= Al Ghamr =

Area in Jordan

Al Ghamr (الغمر) is an area in Wadi Arabah, Aqaba Governorate, Jordan.

==History==
The area was occupied by Israeli forces after the Six-Day War in 1967 and a Nahal settlement was founded in 1968 where Bildad Camp is now. In 1975, it was established as a moshav, to be known as Tzofar, by city residents and native moshavniks and moved several kilometers north to reach its modern site.

After the Israel–Jordan peace treaty of 1994, Israel transferred a portion of the area to Jordanian control but rented the land so that Israeli workers from the moshav could continue to cultivate it. The 25-year renewable lease lasted until 2019 and the Jordanian government announced the end of the lease. The treaty gives Jordan the right to do so on the condition that one years' notice is given, which coincided with the announcement in October 2018.

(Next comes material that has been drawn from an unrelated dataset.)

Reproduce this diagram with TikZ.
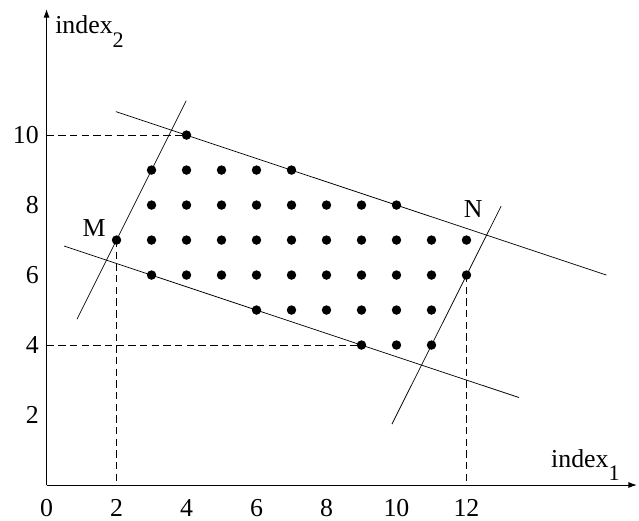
\documentclass[tikz,border=0pt]{standalone}
\usepackage{fontspec}
\setmainfont{Liberation Serif}
\usetikzlibrary{calc}
\usetikzlibrary{arrows.meta}
\newcommand{\idxlabel}[1]{index\raisebox{-11pt}{\fontsize{18}{21}\selectfont #1}}

\begin{document}
\begin{tikzpicture}[font=\fontsize{21}{25}\selectfont, line width=0.6pt]
    \useasboundingbox (-1.33,-1.0) rectangle (16.93,13.86);
    \tikzset{guide/.style={dash pattern=on 6pt off 3.5pt},
             axis/.style={line width=0.8pt, -{Latex[length=7pt,width=5pt]}},
             lab/.style={inner sep=0pt}}

    \coordinate (O) at (0,0);
    \draw [axis] (O) -- (16.87,0) coordinate (xend);
    \draw [axis] (O) -- (0,13.6) coordinate (yend);
    \node[lab, anchor=base west] (xlab) at (14.41,0.51) {\idxlabel{1}};
    \node[lab, anchor=base west] (ylab) at (0.24,12.89) {\idxlabel{2}};

    \foreach \x in {0,2,...,12}
        \node[lab, anchor=base] (xt\x) at (\x,-0.89) {\x};
    \foreach \y in {2,4,...,10}
        \node[lab, anchor=east] (yt\y) at (-0.21,\y) {\y};

    \coordinate (M) at (2,7);
    \coordinate (N) at (12,7);
    \coordinate (a1) at (1.98,10.67);
    \coordinate (a2) at (16,6);
    \coordinate (b1) at (0.5,6.83);
    \coordinate (b2) at (13.5,2.5);
    \coordinate (c1) at (0.87,4.74);
    \coordinate (c2) at (3.99,10.98);
    \coordinate (d1) at (9.87,1.74);
    \coordinate (d2) at (12.99,7.97);

    % guide lines to the axes
    \draw [guide] (0,10) -- (4,10);
    \draw [guide] (0,4) -- (9,4);
    \draw [guide] (M) -- (2,0);
    \draw [guide] (12,6) -- (12,0);

    \draw (a1) -- (a2);
    \draw (b1) -- (b2);
    \draw (c1) -- (c2);
    \draw (d1) -- (d2);

    \foreach \y/\a/\b in {10/4/4, 9/3/7, 8/3/10, 7/2/12, 6/3/12, 5/6/11, 4/9/11}
        \foreach \x in {\a,...,\b}
            \fill (\x,\y) circle (0.135);

    \node (Mlab) at ($(M)+(-0.64,0.34)$) {M};
    \node (Nlab) at ($(N)+(0.19,0.9)$) {N};
\end{tikzpicture}
\end{document}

The enclave is next to Tzofar, which comprises 4,500 dunams, of which 1,500 dunams are cultivated as agricultural land, including greenhouses. In practice, it was a demilitarized zone that allowed the residents of Tzofar to do agricultural work from morning until nightfall.

In October 2019, Israeli officials said that King Abdullah II of Jordan agreed that Israeli farmers can continue working their crops in Al Ghamr enclave for another season. Jordan denied the Israeli officials' claim and said the decision to take the land was "final and decisive". Abdullah II said that as of November 10, 2019, Israeli farmers will be banned from entering Al Ghamr enclave.

During late April 2020, the land was handed back to Jordanian control.